It is well established that “[a] school district owes a duty of care to its students because a special relationship exists between the students and the district. [Citation.] The special relationship, by itself, does not create liability. Tort liability for governmental entities is based upon statute. [Citations.]” (Guerrero, supra, 114 Cal.App.4th 264, 268, 7 Cal.Rptr.3d 509.) In Hoyem, supra, 22 Cal.3d 508, 150 Cal.Rptr. 1, 585 P.2d 851, the Supreme Court analyzed liability and immunity issues arising from an injury to a student who was struck by a motorcycle some distance from the school grounds.

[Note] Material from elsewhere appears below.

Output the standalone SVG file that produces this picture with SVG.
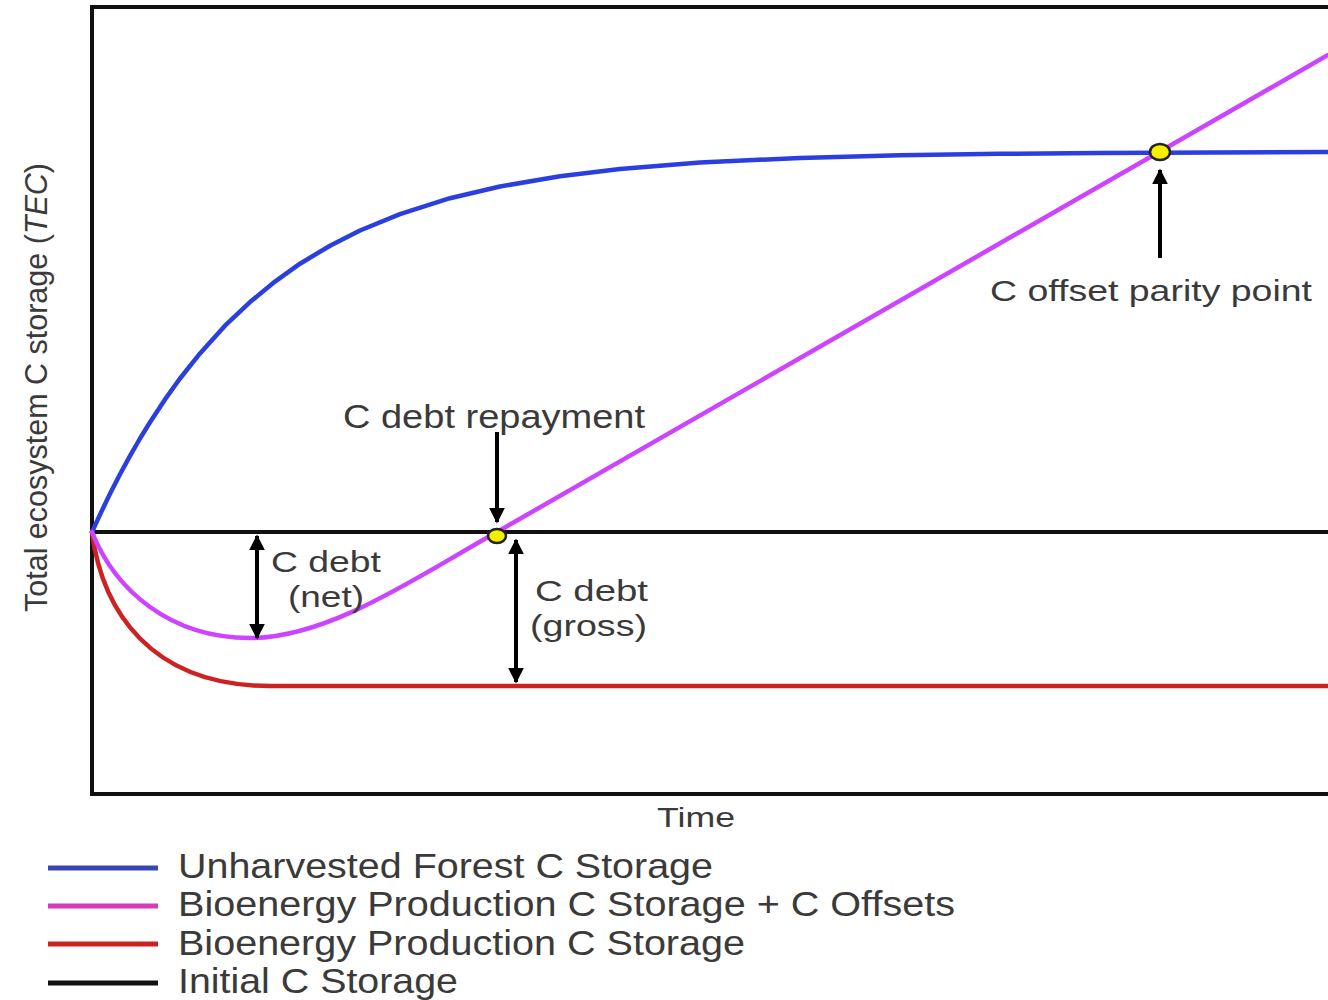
<svg xmlns="http://www.w3.org/2000/svg" width="1328" height="1000" viewBox="0 0 1328 1000">
<style>
.t{font-family:"Liberation Sans",Arial,sans-serif;fill:#3a3a3a;}
.ax{fill:none;stroke:#111;stroke-width:4;}
.crv{fill:none;stroke-width:4.5;stroke-linecap:round;stroke-linejoin:round;}
.arr{stroke:#000;stroke-width:4;fill:none;}
.dot{fill:#f4f000;stroke:#222;stroke-width:2.5;}
.lg{stroke-width:5;}
</style>
<defs>
<marker id="ah" viewBox="0 0 10 10" refX="9" refY="5" markerWidth="16" markerHeight="16" markerUnits="userSpaceOnUse" orient="auto-start-reverse">
<path d="M0,0 L10,5 L0,10 Z" fill="#000"/>
</marker>
</defs>
<rect width="1328" height="1000" fill="#fff"/>
<g id="axes">
<rect class="ax" x="92" y="7" width="1300" height="787"/>
<line class="ax" x1="92" y1="532" x2="1328" y2="532"/>
</g>
<g id="curves">
<polyline id="blue" class="crv" stroke="#2b3fe0" points="92,532 100,514.6 110,493.8 120,474.3 130,455.9 140,438.5 150,422.2 165,399.4 180,378.5 200,353.4 225,325.7 250,302.1 275,281.6 300,263.7 330,245.7 360,230.5 400,214.1 450,198.2 500,186.5 560,176.2 620,169 700,162.6 800,157.9 900,155.3 1000,153.8 1100,153 1328,152"/>
<path id="red" class="crv" stroke="#cc2222" d="M92,532 C102,610 150,686 270,686 L1328,686"/>
<path id="magenta" class="crv" stroke="#cc44ff" d="M92,532 C115,590 170,638 250,638 C330,638 420,575 497,532 L1328,55"/>
</g>
<g id="connectors">
<line class="arr" x1="497" y1="432" x2="497" y2="522" marker-end="url(#ah)"/>
<line class="arr" x1="1160" y1="258" x2="1160" y2="170" marker-end="url(#ah)"/>
<line class="arr" x1="257" y1="536" x2="257" y2="638" marker-start="url(#ah)" marker-end="url(#ah)"/>
<line class="arr" x1="516" y1="540" x2="516" y2="682" marker-start="url(#ah)" marker-end="url(#ah)"/>
</g>
<g id="points">
<ellipse id="repay-pt" class="dot" cx="497" cy="536" rx="9" ry="7"/>
<ellipse id="parity-pt" class="dot" cx="1160" cy="152" rx="10" ry="8"/>
</g>
<g id="labels">
<text class="t" x="343" y="428" font-size="34" textLength="302" lengthAdjust="spacingAndGlyphs">C debt repayment</text>
<text class="t" x="990" y="301" font-size="30" textLength="322" lengthAdjust="spacingAndGlyphs">C offset parity point</text>
<text class="t" x="271" y="572" font-size="29" textLength="110" lengthAdjust="spacingAndGlyphs">C debt</text>
<text class="t" x="288" y="607" font-size="29" textLength="76" lengthAdjust="spacingAndGlyphs">(net)</text>
<text class="t" x="535" y="601" font-size="29" textLength="113" lengthAdjust="spacingAndGlyphs">C debt</text>
<text class="t" x="530" y="636" font-size="29" textLength="117" lengthAdjust="spacingAndGlyphs">(gross)</text>
<text class="t" x="657" y="827" font-size="28" textLength="78" lengthAdjust="spacingAndGlyphs">Time</text>
<text class="t" transform="translate(47,612) rotate(-90)" font-size="32" textLength="449" lengthAdjust="spacingAndGlyphs">Total ecosystem C storage (<tspan font-style="italic">TEC</tspan>)</text>
</g>
<g id="legend">
<line class="lg" x1="48" y1="868" x2="158" y2="868" stroke="#3a45b5"/>
<line class="lg" x1="48" y1="906" x2="158" y2="906" stroke="#d63cb8"/>
<line class="lg" x1="48" y1="944" x2="158" y2="944" stroke="#cc2222"/>
<line class="lg" x1="48" y1="983" x2="158" y2="983" stroke="#111"/>
<text class="t" x="178" y="878" font-size="35" textLength="535" lengthAdjust="spacingAndGlyphs">Unharvested Forest C Storage</text>
<text class="t" x="178" y="916" font-size="35" textLength="777" lengthAdjust="spacingAndGlyphs">Bioenergy Production C Storage + C Offsets</text>
<text class="t" x="178" y="955" font-size="35" textLength="567" lengthAdjust="spacingAndGlyphs">Bioenergy Production C Storage</text>
<text class="t" x="178" y="993" font-size="35" textLength="280" lengthAdjust="spacingAndGlyphs">Initial C Storage</text>
</g>
</svg>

In Guerrero, we explained the facts and conclusions in Hoyem, about section 44808, as follows:
“The student had left the school without authorization and was injured after his departure. The school defended on the basis that the injury occurred off campus and was thus outside the statute. The court rejected that argument finding that the school failed to properly supervise the student in allowing him to leave and thus the question was whether the on campus negligence was the proximate cause of the off campus injury. [Citation.]” (Guerrero, supra, 114 Cal.App.4th 264, 269, 7 Cal.Rptr.3d 509.)

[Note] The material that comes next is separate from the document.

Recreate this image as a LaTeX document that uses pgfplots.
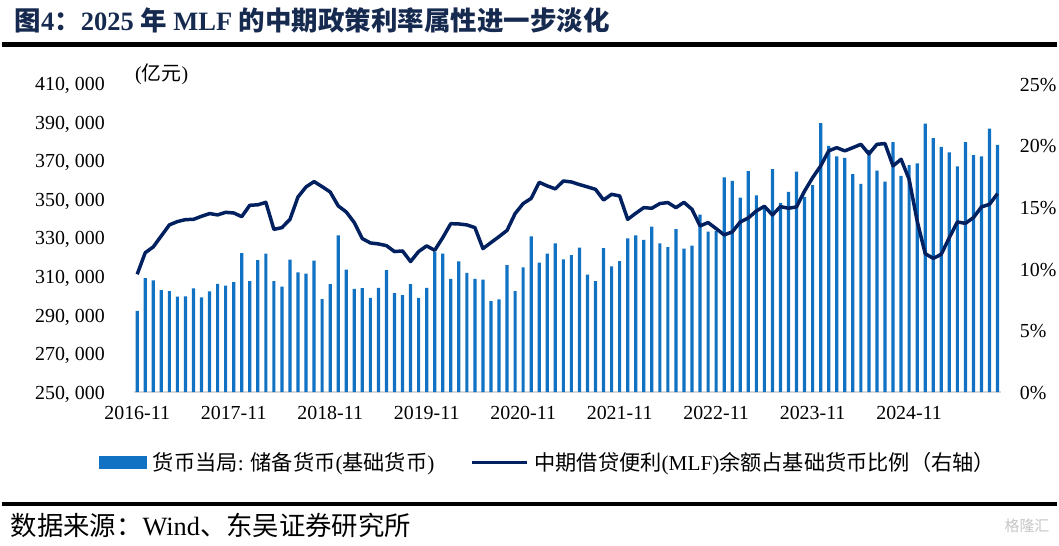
\documentclass[border=0pt]{standalone}
\usepackage{fontspec}
\setmainfont{Liberation Serif}
\newfontfamily\cjk{Noto Sans CJK SC}
\usepackage{pgfplots}
\pgfplotsset{compat=1.18}
\usepackage{pgfplotstable}

\definecolor{barblue}{RGB}{17,114,196}
\definecolor{navy}{RGB}{0,32,96}
\definecolor{titlenavy}{RGB}{22,42,80}
\definecolor{axisgray}{RGB}{217,217,217}

% monthly, index 0 = 2016-11
\pgfplotstableread{
idx mb
0 292200
1 309100
2 307900
3 302900
4 302400
5 299500
6 299600
7 303800
8 299100
9 302200
10 306200
11 305300
12 307000
13 322100
14 307600
15 318500
16 321800
17 307600
18 304700
19 318700
20 312100
21 311400
22 318200
23 298200
24 306000
25 331300
26 313500
27 303600
28 303900
29 298900
30 304100
31 313300
32 301300
33 300300
34 306000
35 298900
36 304100
37 322800
38 321800
39 308800
40 317800
41 311900
42 308800
43 308400
44 297200
45 298100
46 315900
47 302400
48 314700
49 330800
50 317100
51 321800
52 327100
53 318800
54 321100
55 324900
56 310900
57 307600
58 324700
59 315200
60 318000
61 329700
62 331300
63 328900
64 335800
65 327100
66 325200
67 334600
68 324400
69 326000
70 342100
71 333200
72 333500
73 361400
74 359500
75 350900
76 364600
77 352100
78 345300
79 365600
80 348100
81 353800
82 364400
83 351200
84 357400
85 389500
86 377700
87 372300
88 371500
89 363100
90 358000
91 375600
92 364900
93 359200
94 379600
95 362100
96 367700
97 368600
98 389300
99 381700
100 377200
101 374300
102 367100
103 379600
104 372900
105 372300
106 386700
107 378200
}\basemoney

\pgfplotstableread{
idx pct
0 9.55
1 11.3
2 11.77
3 12.66
4 13.55
5 13.82
6 13.98
7 14.0
8 14.25
9 14.47
10 14.36
11 14.57
12 14.52
13 14.22
14 15.14
15 15.18
16 15.38
17 13.19
18 13.33
19 14.0
20 15.82
21 16.63
22 17.06
23 16.65
24 16.22
25 15.09
26 14.6
27 13.74
28 12.44
29 12.09
30 12.01
31 11.87
32 11.39
33 11.44
34 10.58
35 11.39
36 11.85
37 11.49
38 12.52
39 13.65
40 13.63
41 13.55
42 13.33
43 11.63
44 12.12
45 12.6
46 13.11
47 14.47
48 15.28
49 15.7
50 17.0
51 16.71
52 16.47
53 17.11
54 17.03
55 16.82
56 16.63
57 16.43
58 15.57
59 16.03
60 15.9
61 14.0
62 14.49
63 14.95
64 14.9
65 15.28
66 15.36
67 14.95
68 15.38
69 14.81
70 13.47
71 13.74
72 13.25
73 12.74
74 12.98
75 13.79
76 14.11
77 14.68
78 15.06
79 14.36
80 15.03
81 14.9
82 15.01
83 16.3
84 17.38
85 18.33
86 19.55
87 19.81
88 19.55
89 19.81
90 20.08
91 19.3
92 20.08
93 20.14
94 18.33
95 18.87
96 17.25
97 13.87
98 11.22
99 10.84
100 11.17
101 12.52
102 13.79
103 13.68
104 14.14
105 15.01
106 15.22
107 16.09
}\mlfshare

\begin{document}
\begin{tikzpicture}[x=1pt,y=1pt]
\fill[white] (0,0) rectangle (1059,548);

% title and rules
\node[anchor=west, inner sep=0pt, text=titlenavy, font=\fontsize{26.6}{30}\selectfont\bfseries]
  at (12,528) {{\cjk 图}4{\cjk ：}2025 {\cjk 年} MLF {\cjk 的中期政策利率属性进一步淡化}};
\draw[line width=5pt] (0,503) -- (1059,503);
\draw[line width=4pt] (0,42) -- (1059,42);
\node[anchor=west, inner sep=0pt, font=\fontsize{26.5}{30}\selectfont]
  at (8,20) {{\cjk 数据来源：}Wind{\cjk 、东吴证券研究所}};
\node[anchor=east, inner sep=0pt, text=gray!45, font=\fontsize{15}{18}\selectfont]
  at (1052,20) {{\cjk 格隆汇}};
\node[anchor=west, inner sep=0pt, font=\fontsize{20}{24}\selectfont]
  at (133,473) {({\cjk 亿元})};

% left axis: base money
\begin{axis}[
  at={(131.7pt,154pt)}, anchor=south west,
  width=871.3pt, height=310pt, scale only axis,
  xmin=-0.45, xmax=107.4,
  ymin=250000, ymax=410000,
  axis x line*=bottom, axis y line*=left,
  y axis line style={draw=none},
  x axis line style={draw=axisgray, line width=1.5pt},
  major tick length=0pt,
  xtick={0,12,...,96},
  xticklabels={2016-11,2017-11,2018-11,2019-11,2020-11,2021-11,2022-11,2023-11,2024-11},
  ytick={250000,270000,...,410000},
  scaled y ticks=false,
  yticklabel={\pgfmathprintnumber[fixed,precision=0,1000 sep={,\ },assume math mode=true]{\tick}},
  yticklabel style={anchor=east, inner sep=0pt, xshift=-28.7pt, yshift=-2pt},
  xticklabel style={anchor=north, inner sep=0pt, yshift=-14pt},
  tick label style={font=\fontsize{20}{24}\selectfont},
]
\addplot[ybar, bar width=3.2pt, bar shift=0pt, fill=barblue, draw=none]
  table[x=idx, y=mb] {\basemoney};
\end{axis}

% right axis: MLF share
\begin{axis}[
  at={(131.7pt,154pt)}, anchor=south west,
  width=871.3pt, height=310pt, scale only axis,
  xmin=-0.45, xmax=107.4,
  ymin=0, ymax=25,
  axis x line=none,
  axis y line*=right,
  y axis line style={draw=none},
  major tick length=0pt,
  ytick={0,5,...,25},
  yticklabel={\pgfmathprintnumber[assume math mode=true]{\tick}\%},
  yticklabel style={anchor=west, inner sep=0pt, xshift=19pt, yshift=-1pt},
  tick label style={font=\fontsize{20}{24}\selectfont},
  legend columns=2,
  legend cell align=left,
  legend style={at={(0.478,-0.2275)}, anchor=center, draw=none, fill=none,
    font=\fontsize{21.3}{24}\selectfont,
    /tikz/every even column/.append style={column sep=34pt}},
]
\addlegendimage{area legend, fill=barblue, draw=none,
  legend image code/.code={\fill[barblue] (0pt,-6.5pt) rectangle (48pt,6.5pt);}}
\addlegendentry{\hspace{4pt}{\cjk 货币当局}: {\cjk 储备货币}({\cjk 基础货币})}
\addplot[navy, line width=3.5pt, line join=round,
  legend image code/.code={\draw[navy, line width=3.5pt] (0pt,0pt) -- (55pt,0pt);}]
  table[x=idx, y=pct] {\mlfshare};
\addlegendentry{\hspace{4pt}{\cjk 中期借贷便利}(MLF){\cjk 余额占基础货币比例（右轴）}}
\end{axis}
\end{tikzpicture}
\end{document}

The key legal issue in Eric's current appeal, as in Guerrero's, is to determine upon undisputed facts the existence of any statutory duty undertaken by the District (as an essential part of a negligence cause of action), within the terms of section 44808:
“ ‘The threshold element of a negligence cause of action is the existence of a duty of reasonable care. [Citation.] Whether a duty of care exists is a question of law to be determined on a case-by-case basis. [Citation.]’ [Citation.] Accordingly, we review de novo the trial court's determination that [the District] did not owe [student] a duty of care at the time of the accident. [Citation.] We also review de novo the trial court's determination that [the District] established its affirmative defense of immunity pursuant to section 44808 as a matter of law. [Citation.]” (Guerrero, supra, 114 Cal.App.4th 264, 268, 7 Cal.Rptr.3d 509.)

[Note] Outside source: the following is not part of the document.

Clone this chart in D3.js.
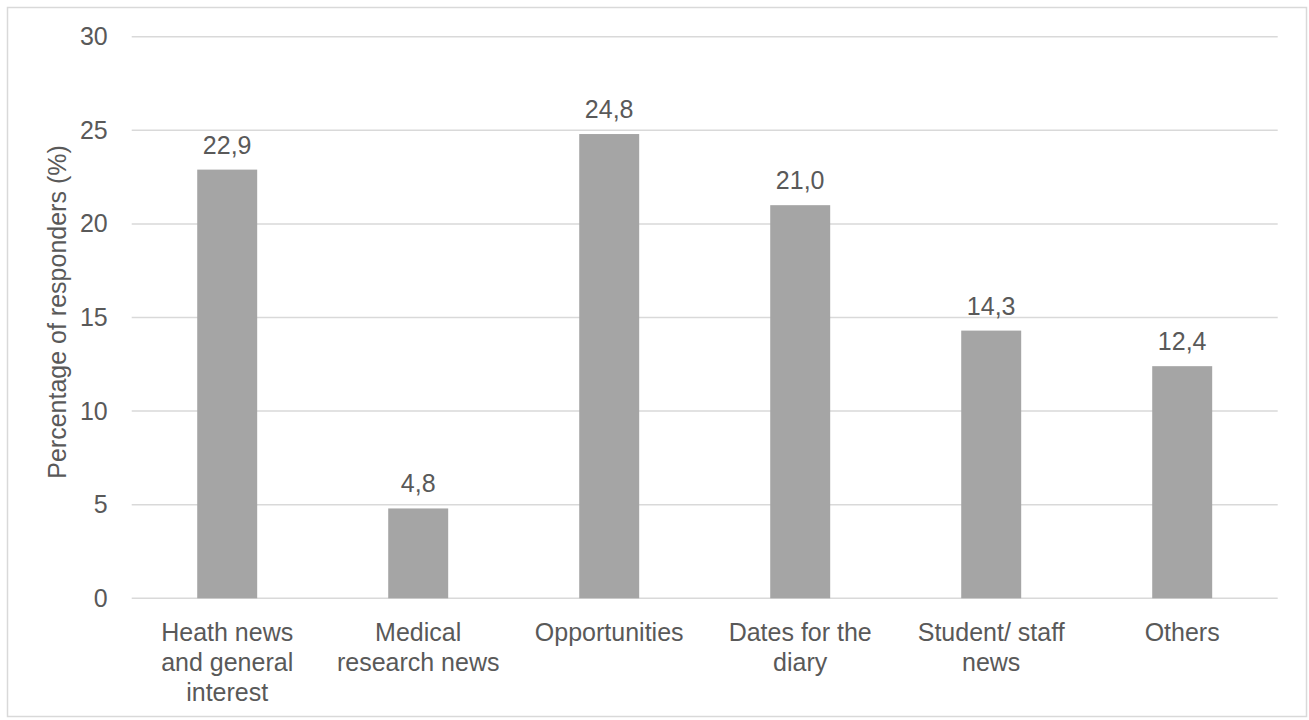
<!DOCTYPE html>
<html>
<head>
<meta charset="utf-8">
<script src="https://cdn.jsdelivr.net/npm/d3@7"></script>
<style>
  body { margin: 0; background: #fff; }
  svg text { font-family: "Liberation Sans", Arial, sans-serif; fill: #595959; }
</style>
</head>
<body>
<div id="chart"></div>
<script>
// data
const categories = ["Heath news and general interest", "Medical research news", "Opportunities",
  "Dates for the diary", "Student/ staff news", "Others"];
const values = [22.9, 4.8, 24.8, 21.0, 14.3, 12.4];
const yTicks = [0, 5, 10, 15, 20, 25, 30];
const yLabel = "Percentage of responders (%)";

// dimensions
const width = 1309, height = 720;
const margin = {top: 36.7, right: 31.3, bottom: 121.7, left: 131.7};
const fontSize = 25;

const svg = d3.select("#chart").append("svg")
    .attr("width", width)
    .attr("height", height);

// outer frame
svg.append("rect")
    .attr("x", 7.5).attr("y", 7.5)
    .attr("width", 1299).attr("height", 709)
    .attr("fill", "none")
    .attr("stroke", "#d9d9d9")
    .attr("stroke-width", 1.5);

const x = d3.scaleBand()
    .domain(categories)
    .range([margin.left, width - margin.right])
    .paddingInner(0.686)
    .paddingOuter(0.343);

const y = d3.scaleLinear()
    .domain([0, 30])
    .range([height - margin.bottom, margin.top]);

// gridlines
svg.append("g")
    .selectAll("line")
    .data(yTicks)
    .join("line")
    .attr("x1", margin.left)
    .attr("x2", width - margin.right)
    .attr("y1", d => y(d))
    .attr("y2", d => y(d))
    .attr("stroke", "#d9d9d9")
    .attr("stroke-width", 1.5);

// y axis labels
const yAxis = svg.append("g")
    .attr("transform", `translate(${margin.left - 24},0)`)
    .call(d3.axisLeft(y).tickValues(yTicks).tickSize(0).tickPadding(0));
yAxis.select(".domain").remove();
yAxis.selectAll("text")
    .attr("font-size", fontSize)
    .attr("font-family", null)
    .attr("fill", null);

// bars
svg.append("g")
    .selectAll("rect")
    .data(values)
    .join("rect")
    .attr("x", (d, i) => x(categories[i]))
    .attr("y", d => y(d))
    .attr("width", x.bandwidth())
    .attr("height", d => y(0) - y(d))
    .attr("fill", "#a5a5a5");

// value labels
svg.append("g")
    .selectAll("text")
    .data(values)
    .join("text")
    .attr("x", (d, i) => x(categories[i]) + x.bandwidth() / 2)
    .attr("y", d => y(d) - 16)
    .attr("text-anchor", "middle")
    .attr("font-size", fontSize)
    .text(d => d.toFixed(1).replace(".", ","));

// category labels, wrapped like excel does
const wrap = (text, maxWidth) => {
  text.each(function() {
    const t = d3.select(this);
    const words = t.text().split(" ");
    const cx = t.attr("x");
    t.text(null);
    let line = [];
    let tspan = t.append("tspan").attr("x", cx).attr("dy", 0);
    words.forEach(w => {
      line.push(w);
      tspan.text(line.join(" "));
      if (tspan.node().getComputedTextLength() > maxWidth && line.length > 1) {
        line.pop();
        tspan.text(line.join(" "));
        line = [w];
        tspan = t.append("tspan").attr("x", cx).attr("dy", 30).text(w);
      }
    });
  });
};

svg.append("g")
    .selectAll("text")
    .data(categories)
    .join("text")
    .attr("x", d => x(d) + x.bandwidth() / 2)
    .attr("y", y(0) + 43)
    .attr("text-anchor", "middle")
    .attr("font-size", fontSize)
    .text(d => d)
    .call(wrap, 170);

// y axis title
svg.append("text")
    .attr("transform", `translate(66,312) rotate(-90)`)
    .attr("text-anchor", "middle")
    .attr("font-size", fontSize)
    .text(yLabel);
</script>
</body>
</html>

Potentially, if summary judgment regarding the lack of a duty is reversed, Eric will be allowed to go forward to address the remaining elements of a negligence cause of action. If and when the alleged duties are established as a matter of law, the legal focus turns to the manner of exercise of reasonable care under the given set of circumstances. For example, in Farley, supra, 225 Cal.App.3d 371, 376-377, 274 Cal.Rptr. 780, the court commented that section 44808 is “simply a recognition by the Legislature of the law existing prior to its enactment that once a school district undertakes to provide transportation for its pupils it has a duty to exercise reasonable care under the circumstances.” Even though a school district ordinarily has no legal duty to supply bus transportation to students, “ ‘[o]nce it does so, no one would deny a concomitant obligation to provide a reasonably safe system.’ [Citation.]”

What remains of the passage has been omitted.